Le bilan d'Aebischer est meilleur que celui de son ex-coéquipier à Berne, mais il reste décevant: il a participé à onze des quinze matchs de Bologne depuis son arrivée, dont seulement deux en tant que titulaire.
Edon Zhegrova n'a pas beaucoup joué au FC Bâle au cours de la première moitié de saison, car il était régulièrement blessé. Mais quand le Kosovar était sur le terrain, il se passait souvent quelque chose: il a marqué quatre buts et adressé six passes décisives en douze apparitions en Super League et en Conference League. Avec Lille, champion de France en titre surprise, il a régulièrement été aligné ces dernières semaines. L'ailier totalise deux réussites et une passe décisive en douze matchs.
Mais pour le club du nord de la France, l'exercice se passe nettement moins bien que le précédent: il occupe seulement le dixième rang de Ligue 1, et vient de perdre quatre de ses cinq derniers matchs.
Le latéral droit (24 ans) a quitté YB après une année et demie et un titre. Le footballeur originaire de Suisse orientale a rejoint le Genoa pour environ cinq millions de francs. En Ligurie, il lutte contre la relégation. Mais il est titulaire. Il faisait partie du onze de base lors du précieux et prestigieux succès 2-1 contre la Juventus.
A Bâle, Eray Cömert était l'un chouchous des supporters.
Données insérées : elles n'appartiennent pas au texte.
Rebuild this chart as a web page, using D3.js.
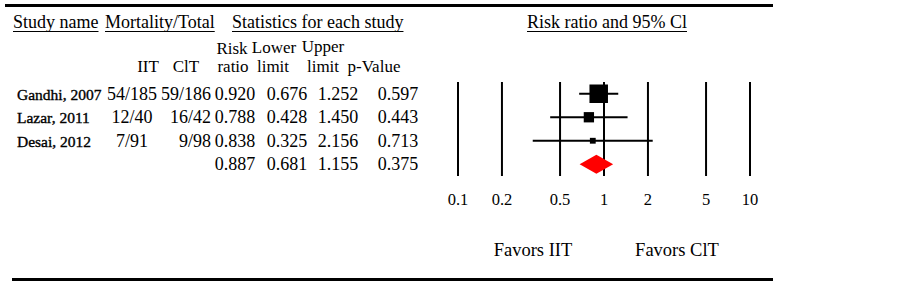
<!DOCTYPE html>
<meta charset="utf-8">
<style>
body { margin: 0; background: #fff; }
text { font-family: "Liberation Serif", "Times New Roman", serif; fill: #000; }
.hdr { font-size: 18px; }
.sub { font-size: 17px; }
.val { font-size: 18px; }
.name { font-size: 15.5px; stroke: #000; stroke-width: 0.35px; }
.tick { font-size: 16.5px; text-anchor: middle; }
.favor { font-size: 18.5px; }
</style>
<svg width="903" height="284"></svg>
<script src="https://cdn.jsdelivr.net/npm/d3@7"></script>
<script>

var studies = ["Gandhi, 2007", "Lazar, 2011", "Desai, 2012", ""];
var iit = ["54/185", "12/40", "7/91", ""];
var cit = ["59/186", "16/42", "9/98", ""];
var riskRatio = [0.920, 0.788, 0.838, 0.887];
var lower = [0.676, 0.428, 0.325, 0.681];
var upper = [1.252, 1.450, 2.156, 1.155];
var pValue = [0.597, 0.443, 0.713, 0.375];
var weights = [71, 22, 7];
var tickValues = [0.1, 0.2, 0.5, 1, 2, 5, 10];

var svg = d3.select("svg");

var x = d3.scaleLog().domain([0.1, 10]).range([458, 750]);
var y = d3.scaleBand().domain(d3.range(4)).range([82, 176]);
var size = d3.scaleSqrt().domain([0, d3.max(weights)]).range([0, 18.5]);

// rules top and bottom
svg.append("line").attr("x1", 5).attr("x2", 773).attr("y1", 5.5).attr("y2", 5.5)
    .attr("stroke", "#000").attr("stroke-width", 3);
svg.append("line").attr("x1", 12).attr("x2", 773).attr("y1", 279.5).attr("y2", 279.5)
    .attr("stroke", "#000").attr("stroke-width", 3);

// underlined headings
var heads = [
  {t: "Study name", x: 13, a: "start"},
  {t: "Mortality/Total", x: 105, a: "start"},
  {t: "Statistics for each study", x: 232, a: "start"},
  {t: "Risk ratio and 95% Cl", x: 607, a: "middle"}
];
heads.forEach(function(h) {
  var t = svg.append("text").attr("class", "hdr")
      .attr("x", h.x).attr("y", 28)
      .attr("text-anchor", h.a).text(h.t);
  var w = t.node().getComputedTextLength();
  var x0 = h.a == "middle" ? h.x - w / 2 : h.x;
  svg.append("line").attr("x1", x0).attr("x2", x0 + w)
      .attr("y1", 31.5).attr("y2", 31.5)
      .attr("stroke", "#000").attr("stroke-width", 1);
});

var sub = [
  {t: "IIT", x: 148, y: 72},
  {t: "ClT", x: 186, y: 72},
  {t: "Risk", x: 232, y: 54},
  {t: "ratio", x: 233, y: 72},
  {t: "Lower", x: 274, y: 53},
  {t: "limit", x: 273, y: 72},
  {t: "Upper", x: 323, y: 52},
  {t: "limit", x: 323, y: 72},
  {t: "p-Value", x: 374, y: 72}
];
svg.selectAll(".sub").data(sub).enter().append("text")
    .attr("class", "sub")
    .attr("x", function(d) { return d.x; })
    .attr("y", function(d) { return d.y; })
    .attr("text-anchor", "middle")
    .text(function(d) { return d.t; });

// table rows
var base = function(i) { return y(i) + y.bandwidth() / 2 + 6; };
var fmt = d3.format(".3f");

svg.selectAll(".name").data(studies).enter().append("text")
    .attr("class", "name").attr("x", 17)
    .attr("y", function(d, i) { return base(i); })
    .text(function(d) { return d; });

var cols = [
  {vals: iit, x: 132, a: "middle", f: String},
  {vals: cit, x: 211, a: "end", f: String},
  {vals: riskRatio, x: 235, a: "middle", f: fmt},
  {vals: lower, x: 287, a: "middle", f: fmt},
  {vals: upper, x: 338, a: "middle", f: fmt},
  {vals: pValue, x: 398, a: "middle", f: fmt}
];
cols.forEach(function(c) {
  svg.append("g").selectAll("text").data(c.vals).enter().append("text")
      .attr("class", "val").attr("x", c.x).attr("y", function(d, i) { return base(i); })
      .attr("text-anchor", c.a)
      .text(function(d) { return c.f(d); });
});

// forest plot grid lines
svg.selectAll(".grid").data(tickValues).enter().append("line")
    .attr("x1", x).attr("x2", x)
    .attr("y1", 82).attr("y2", 176)
    .attr("stroke", "#000").attr("stroke-width", 2);

svg.selectAll(".tick").data(tickValues).enter().append("text")
    .attr("class", "tick").attr("x", x).attr("y", 205)
    .text(function(d) { return d; });

// study CIs and squares
var rows = d3.range(3);
svg.selectAll(".ci").data(rows).enter().append("line")
    .attr("x1", function(i) { return x(lower[i]); })
    .attr("x2", function(i) { return x(upper[i]); })
    .attr("y1", function(i) { return y(i) + y.bandwidth() / 2; })
    .attr("y2", function(i) { return y(i) + y.bandwidth() / 2; })
    .attr("stroke", "#000").attr("stroke-width", 2);

svg.selectAll(".sq").data(rows).enter().append("rect")
    .attr("x", function(i) { return x(riskRatio[i]) - size(weights[i]) / 2; })
    .attr("y", function(i) { return y(i) + y.bandwidth() / 2 - size(weights[i]) / 2; })
    .attr("width", function(i) { return size(weights[i]); })
    .attr("height", function(i) { return size(weights[i]); })
    .attr("fill", "#000");

// pooled diamond
var cy = y(3) + y.bandwidth() / 2;
svg.append("path")
    .attr("d", "M" + x(lower[3]) + "," + cy +
               "L" + x(riskRatio[3]) + "," + (cy - 9.5) +
               "L" + x(upper[3]) + "," + cy +
               "L" + x(riskRatio[3]) + "," + (cy + 9.5) + "Z")
    .attr("fill", "#ff0000");

svg.append("text").attr("class", "favor").attr("x", 533).attr("y", 256)
    .attr("text-anchor", "middle").text("Favors IIT");
svg.append("text").attr("class", "favor").attr("x", 677).attr("y", 256)
    .attr("text-anchor", "middle").text("Favors ClT");

</script>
Cet hiver, le défenseur central est parti tenter sa chance à Valence, où joue également Omar Alderete, son ancien complice dans l'axe de la défense bâloise L'international suisse n'a toutefois jamais commencé un match aux côtés du Paraguayen. Cömert débute rarement tout court: seulement quatre fois sur les treize matchs où il a figuré dans l'effectif. Lors des neuf dernières rencontres, il n'a disputé que 96 minutes.
Selon Transfermarkt, Young Boys et le Spartak Moscou ont négocié une obligation d'achat de 6,4 millions d'euros pour Christopher Martins, actuellement prêté. Le directeur sportif des Bernois Christoph Spycher a laissé entendre qu'il ne pouvait pas refuser une telle offre. Ça tombe bien pour le milieu défensif luxembourgeois, qui performe en Russie: parmi tous les cracks de Super League transférés cet hiver, il est celui qui est le plus souvent titulaire (neuf fois sur les dix matchs qu'il a disputés). Mais son nouveau club traverse une saison morose, avec une décevante neuvième place en championnat.
En résumé, seuls trois ex-cracks de Super League partis cet hiver – Cabral, Hefti et Martins – ont réussi à s'installer dans leur nouvelle équipe. Et encore, c'est relatif. Sans compter que leurs clubs appartiennent au ventre mou de leur championnat. Alors, comment interpréter ce constat? Que signifie-t-il pour la Super League?
Le bilan n'est pas très réjouissant. Mais il faut relativiser: un transfert en hiver est toujours difficile, car les joueurs arrivent dans des équipes aux automatismes rodés ou, au contraire, en perdition totale. Ces recrues doivent colmater des brèches, régler des problèmes. Autrement dit, elles ont beaucoup de pression et une courte période d'adaptation. Mais c'est certain: les premiers signes ne sont pas très bons pour le niveau du football suisse.